LAUSR

Thermopower, a non-invasive probe, is a sensitive tool to study the electronic structure near the singular points of Fermi surface as its magnitude and sign depends on the asymmetry of the density of states at the Fermi energy. Here, we report thermopower measurements in magic-angle twisted bilayer graphene (MtBLG) as function of carrier density, temperature and magnetic field using sensitive Johnson noise thermometry. At low temperatures (<10K) thermopower or Seebeck coefficient (S) exhibits unusual peaklike features around the positive integer fillings including the Dirac point, and reaches a value as high as ∼ 100μV/K at 1K for half filling. The peak in S at integer fillings, where the resistance also has maxima, is highly anomalous as the well-known Mott formula would predict S to vanish at the resistance maxima. The anomalously large peaks of S indicate strongly particle-hole asymmetric emergent electronic structure of MtBLG at integer Moire fillings.
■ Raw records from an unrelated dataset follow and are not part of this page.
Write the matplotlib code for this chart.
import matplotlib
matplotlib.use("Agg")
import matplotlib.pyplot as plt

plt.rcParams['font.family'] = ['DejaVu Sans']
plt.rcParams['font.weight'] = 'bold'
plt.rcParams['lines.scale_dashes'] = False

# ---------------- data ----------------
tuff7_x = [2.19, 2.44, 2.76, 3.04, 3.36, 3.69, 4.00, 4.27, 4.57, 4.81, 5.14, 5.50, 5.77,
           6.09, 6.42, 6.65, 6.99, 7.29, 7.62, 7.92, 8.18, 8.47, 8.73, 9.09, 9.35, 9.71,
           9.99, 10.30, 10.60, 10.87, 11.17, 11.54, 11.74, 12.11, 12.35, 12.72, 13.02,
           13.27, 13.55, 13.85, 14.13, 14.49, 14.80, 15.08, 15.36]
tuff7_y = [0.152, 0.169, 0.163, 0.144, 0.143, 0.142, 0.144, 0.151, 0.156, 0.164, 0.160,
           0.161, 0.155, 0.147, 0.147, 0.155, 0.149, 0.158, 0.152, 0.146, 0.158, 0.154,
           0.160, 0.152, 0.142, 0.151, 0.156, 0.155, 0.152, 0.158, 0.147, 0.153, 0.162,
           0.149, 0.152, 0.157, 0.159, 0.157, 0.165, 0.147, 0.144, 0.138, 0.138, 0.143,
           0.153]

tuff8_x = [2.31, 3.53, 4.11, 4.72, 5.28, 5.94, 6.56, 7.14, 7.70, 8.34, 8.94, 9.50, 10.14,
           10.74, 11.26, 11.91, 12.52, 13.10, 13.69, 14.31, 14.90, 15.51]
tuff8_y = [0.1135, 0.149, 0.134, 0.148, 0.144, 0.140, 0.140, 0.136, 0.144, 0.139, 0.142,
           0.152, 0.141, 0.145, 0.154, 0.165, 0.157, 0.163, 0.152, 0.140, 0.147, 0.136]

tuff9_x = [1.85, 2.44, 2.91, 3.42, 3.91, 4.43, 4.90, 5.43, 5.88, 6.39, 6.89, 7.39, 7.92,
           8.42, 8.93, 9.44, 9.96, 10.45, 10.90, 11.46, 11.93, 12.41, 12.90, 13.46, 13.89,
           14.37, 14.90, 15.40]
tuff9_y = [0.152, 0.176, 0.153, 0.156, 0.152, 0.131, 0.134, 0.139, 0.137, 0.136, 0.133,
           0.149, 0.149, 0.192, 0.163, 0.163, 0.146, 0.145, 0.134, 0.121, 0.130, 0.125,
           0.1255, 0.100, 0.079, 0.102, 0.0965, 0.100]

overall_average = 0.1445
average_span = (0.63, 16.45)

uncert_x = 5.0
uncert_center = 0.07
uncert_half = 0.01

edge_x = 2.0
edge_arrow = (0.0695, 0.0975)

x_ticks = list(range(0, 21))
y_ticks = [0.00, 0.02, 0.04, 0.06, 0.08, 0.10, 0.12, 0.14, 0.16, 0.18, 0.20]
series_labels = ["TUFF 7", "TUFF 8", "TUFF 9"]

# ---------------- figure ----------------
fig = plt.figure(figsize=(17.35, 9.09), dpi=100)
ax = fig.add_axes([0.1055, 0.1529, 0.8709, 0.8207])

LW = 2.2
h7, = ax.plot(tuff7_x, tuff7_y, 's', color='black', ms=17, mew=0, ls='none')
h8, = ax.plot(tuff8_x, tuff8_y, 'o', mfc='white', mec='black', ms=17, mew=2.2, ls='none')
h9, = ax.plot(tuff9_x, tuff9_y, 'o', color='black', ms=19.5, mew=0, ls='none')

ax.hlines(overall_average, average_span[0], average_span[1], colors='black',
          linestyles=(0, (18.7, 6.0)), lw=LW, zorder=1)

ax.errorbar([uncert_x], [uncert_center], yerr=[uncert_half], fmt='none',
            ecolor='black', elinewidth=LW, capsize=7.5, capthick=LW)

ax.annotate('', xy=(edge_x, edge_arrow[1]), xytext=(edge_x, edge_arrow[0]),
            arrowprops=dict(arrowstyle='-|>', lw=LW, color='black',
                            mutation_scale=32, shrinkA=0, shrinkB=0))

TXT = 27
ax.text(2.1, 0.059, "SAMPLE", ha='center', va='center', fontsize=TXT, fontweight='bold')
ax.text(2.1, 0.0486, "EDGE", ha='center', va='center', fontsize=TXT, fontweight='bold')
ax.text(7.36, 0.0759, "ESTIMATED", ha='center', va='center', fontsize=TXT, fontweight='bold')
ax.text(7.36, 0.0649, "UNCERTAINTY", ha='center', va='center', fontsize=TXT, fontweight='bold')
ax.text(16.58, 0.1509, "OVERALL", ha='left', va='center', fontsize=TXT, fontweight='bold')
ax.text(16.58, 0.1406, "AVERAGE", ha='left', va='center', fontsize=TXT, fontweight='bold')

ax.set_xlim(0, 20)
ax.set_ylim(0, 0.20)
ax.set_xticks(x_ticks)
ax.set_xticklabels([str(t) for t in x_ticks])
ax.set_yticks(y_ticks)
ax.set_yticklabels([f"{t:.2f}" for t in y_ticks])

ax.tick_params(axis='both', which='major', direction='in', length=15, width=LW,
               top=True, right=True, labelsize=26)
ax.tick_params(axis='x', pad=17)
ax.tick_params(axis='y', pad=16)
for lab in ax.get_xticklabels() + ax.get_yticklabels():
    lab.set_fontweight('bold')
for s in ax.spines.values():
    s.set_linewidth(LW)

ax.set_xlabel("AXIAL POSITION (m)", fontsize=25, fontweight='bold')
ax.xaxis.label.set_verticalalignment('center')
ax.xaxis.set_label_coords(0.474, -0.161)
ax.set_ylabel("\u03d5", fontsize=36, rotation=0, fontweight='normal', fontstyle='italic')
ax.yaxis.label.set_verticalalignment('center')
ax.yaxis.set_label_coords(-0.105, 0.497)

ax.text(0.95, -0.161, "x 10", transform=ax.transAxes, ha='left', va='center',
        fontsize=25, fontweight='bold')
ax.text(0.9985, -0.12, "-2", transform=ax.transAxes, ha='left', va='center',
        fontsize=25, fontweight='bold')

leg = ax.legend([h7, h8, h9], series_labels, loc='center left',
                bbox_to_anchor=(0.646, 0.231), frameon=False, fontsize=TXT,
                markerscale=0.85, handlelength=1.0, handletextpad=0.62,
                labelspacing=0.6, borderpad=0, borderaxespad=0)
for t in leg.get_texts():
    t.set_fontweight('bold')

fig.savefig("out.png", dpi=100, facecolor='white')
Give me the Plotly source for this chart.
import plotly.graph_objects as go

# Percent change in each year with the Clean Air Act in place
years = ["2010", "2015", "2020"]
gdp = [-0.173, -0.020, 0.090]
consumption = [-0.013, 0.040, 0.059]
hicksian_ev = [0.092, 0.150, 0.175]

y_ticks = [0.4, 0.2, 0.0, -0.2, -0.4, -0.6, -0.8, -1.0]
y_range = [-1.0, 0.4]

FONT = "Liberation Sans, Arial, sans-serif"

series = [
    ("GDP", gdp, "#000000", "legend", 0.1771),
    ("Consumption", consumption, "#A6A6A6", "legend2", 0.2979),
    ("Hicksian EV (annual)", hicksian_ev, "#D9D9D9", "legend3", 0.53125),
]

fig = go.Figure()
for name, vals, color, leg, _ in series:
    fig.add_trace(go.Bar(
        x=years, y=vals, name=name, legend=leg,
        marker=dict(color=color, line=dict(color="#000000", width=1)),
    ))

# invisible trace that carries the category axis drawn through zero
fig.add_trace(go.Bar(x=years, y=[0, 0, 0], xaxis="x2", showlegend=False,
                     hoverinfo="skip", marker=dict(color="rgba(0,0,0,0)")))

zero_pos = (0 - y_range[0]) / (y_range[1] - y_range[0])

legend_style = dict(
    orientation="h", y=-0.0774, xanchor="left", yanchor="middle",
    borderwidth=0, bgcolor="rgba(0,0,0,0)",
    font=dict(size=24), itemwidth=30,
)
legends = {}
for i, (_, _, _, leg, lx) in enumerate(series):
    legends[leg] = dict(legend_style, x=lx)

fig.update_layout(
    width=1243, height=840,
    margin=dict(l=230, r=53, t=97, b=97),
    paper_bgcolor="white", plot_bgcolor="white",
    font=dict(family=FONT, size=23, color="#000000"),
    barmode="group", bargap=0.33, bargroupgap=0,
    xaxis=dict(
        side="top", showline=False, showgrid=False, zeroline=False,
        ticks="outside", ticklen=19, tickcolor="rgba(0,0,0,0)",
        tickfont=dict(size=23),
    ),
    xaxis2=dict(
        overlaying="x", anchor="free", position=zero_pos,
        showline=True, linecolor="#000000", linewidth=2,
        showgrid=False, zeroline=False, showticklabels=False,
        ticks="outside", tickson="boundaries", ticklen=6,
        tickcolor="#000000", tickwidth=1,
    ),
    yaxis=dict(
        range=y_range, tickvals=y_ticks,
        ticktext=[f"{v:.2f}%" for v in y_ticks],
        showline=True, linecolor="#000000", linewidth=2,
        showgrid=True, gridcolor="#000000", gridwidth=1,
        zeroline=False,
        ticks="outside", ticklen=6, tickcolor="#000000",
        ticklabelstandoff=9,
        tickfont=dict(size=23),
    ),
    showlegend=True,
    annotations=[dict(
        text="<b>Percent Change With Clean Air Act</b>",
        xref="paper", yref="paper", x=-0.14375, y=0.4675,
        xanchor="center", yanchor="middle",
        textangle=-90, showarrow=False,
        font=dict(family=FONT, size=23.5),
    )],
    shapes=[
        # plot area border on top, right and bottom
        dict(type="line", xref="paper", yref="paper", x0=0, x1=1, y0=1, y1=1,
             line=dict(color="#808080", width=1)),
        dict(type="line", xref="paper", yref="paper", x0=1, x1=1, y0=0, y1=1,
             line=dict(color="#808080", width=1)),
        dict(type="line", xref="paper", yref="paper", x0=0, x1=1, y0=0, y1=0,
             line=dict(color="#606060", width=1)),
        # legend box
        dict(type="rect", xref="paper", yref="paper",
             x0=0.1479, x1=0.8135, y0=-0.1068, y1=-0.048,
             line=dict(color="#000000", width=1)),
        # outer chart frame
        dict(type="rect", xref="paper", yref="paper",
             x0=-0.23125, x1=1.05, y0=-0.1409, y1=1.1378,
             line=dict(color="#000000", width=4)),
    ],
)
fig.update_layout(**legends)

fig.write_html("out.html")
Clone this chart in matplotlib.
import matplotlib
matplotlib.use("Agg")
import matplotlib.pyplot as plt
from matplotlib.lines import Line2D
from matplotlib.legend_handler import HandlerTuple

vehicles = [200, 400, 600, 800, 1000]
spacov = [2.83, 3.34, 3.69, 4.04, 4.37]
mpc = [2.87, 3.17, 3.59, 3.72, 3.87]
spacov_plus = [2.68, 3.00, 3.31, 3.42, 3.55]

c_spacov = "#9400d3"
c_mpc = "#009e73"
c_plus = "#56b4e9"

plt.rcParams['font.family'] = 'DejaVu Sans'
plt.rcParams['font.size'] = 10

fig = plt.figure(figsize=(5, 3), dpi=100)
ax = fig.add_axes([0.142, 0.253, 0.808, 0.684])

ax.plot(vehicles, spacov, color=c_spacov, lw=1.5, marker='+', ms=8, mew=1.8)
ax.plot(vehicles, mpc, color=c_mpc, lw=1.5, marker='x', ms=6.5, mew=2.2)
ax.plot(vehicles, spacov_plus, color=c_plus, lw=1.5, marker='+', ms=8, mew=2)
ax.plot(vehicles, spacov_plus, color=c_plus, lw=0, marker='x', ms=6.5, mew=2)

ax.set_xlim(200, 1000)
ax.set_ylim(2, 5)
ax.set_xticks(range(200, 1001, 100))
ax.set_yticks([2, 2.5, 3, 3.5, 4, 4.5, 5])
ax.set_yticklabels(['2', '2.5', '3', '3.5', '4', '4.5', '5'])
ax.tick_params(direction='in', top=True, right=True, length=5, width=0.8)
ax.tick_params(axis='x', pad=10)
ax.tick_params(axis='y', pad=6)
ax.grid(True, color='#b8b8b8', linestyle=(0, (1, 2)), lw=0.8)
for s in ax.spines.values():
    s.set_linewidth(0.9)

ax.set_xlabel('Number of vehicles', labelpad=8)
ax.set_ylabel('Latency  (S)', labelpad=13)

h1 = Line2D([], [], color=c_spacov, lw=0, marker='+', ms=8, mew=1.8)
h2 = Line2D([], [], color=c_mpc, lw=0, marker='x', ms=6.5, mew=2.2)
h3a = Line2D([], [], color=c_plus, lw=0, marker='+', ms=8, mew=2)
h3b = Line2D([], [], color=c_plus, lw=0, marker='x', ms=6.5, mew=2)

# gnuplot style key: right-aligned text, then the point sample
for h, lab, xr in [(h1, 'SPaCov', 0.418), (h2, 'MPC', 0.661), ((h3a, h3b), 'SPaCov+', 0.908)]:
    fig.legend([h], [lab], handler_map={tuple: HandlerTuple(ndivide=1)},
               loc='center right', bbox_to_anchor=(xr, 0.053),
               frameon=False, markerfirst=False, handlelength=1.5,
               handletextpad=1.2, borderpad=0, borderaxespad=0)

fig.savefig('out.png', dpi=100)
We show that the thermopower peaks and its non-monotonic temperature dependence can be qualitatively understood within a simple theoretical model with cascade of Dirac revivals arising due to interaction-driven quantum phase transitions. Furthermore, the S shows anomalous peak around the superconducting transition on the hole side and points toward the possible role of enhanced superconducting fluctuations in MtBLG.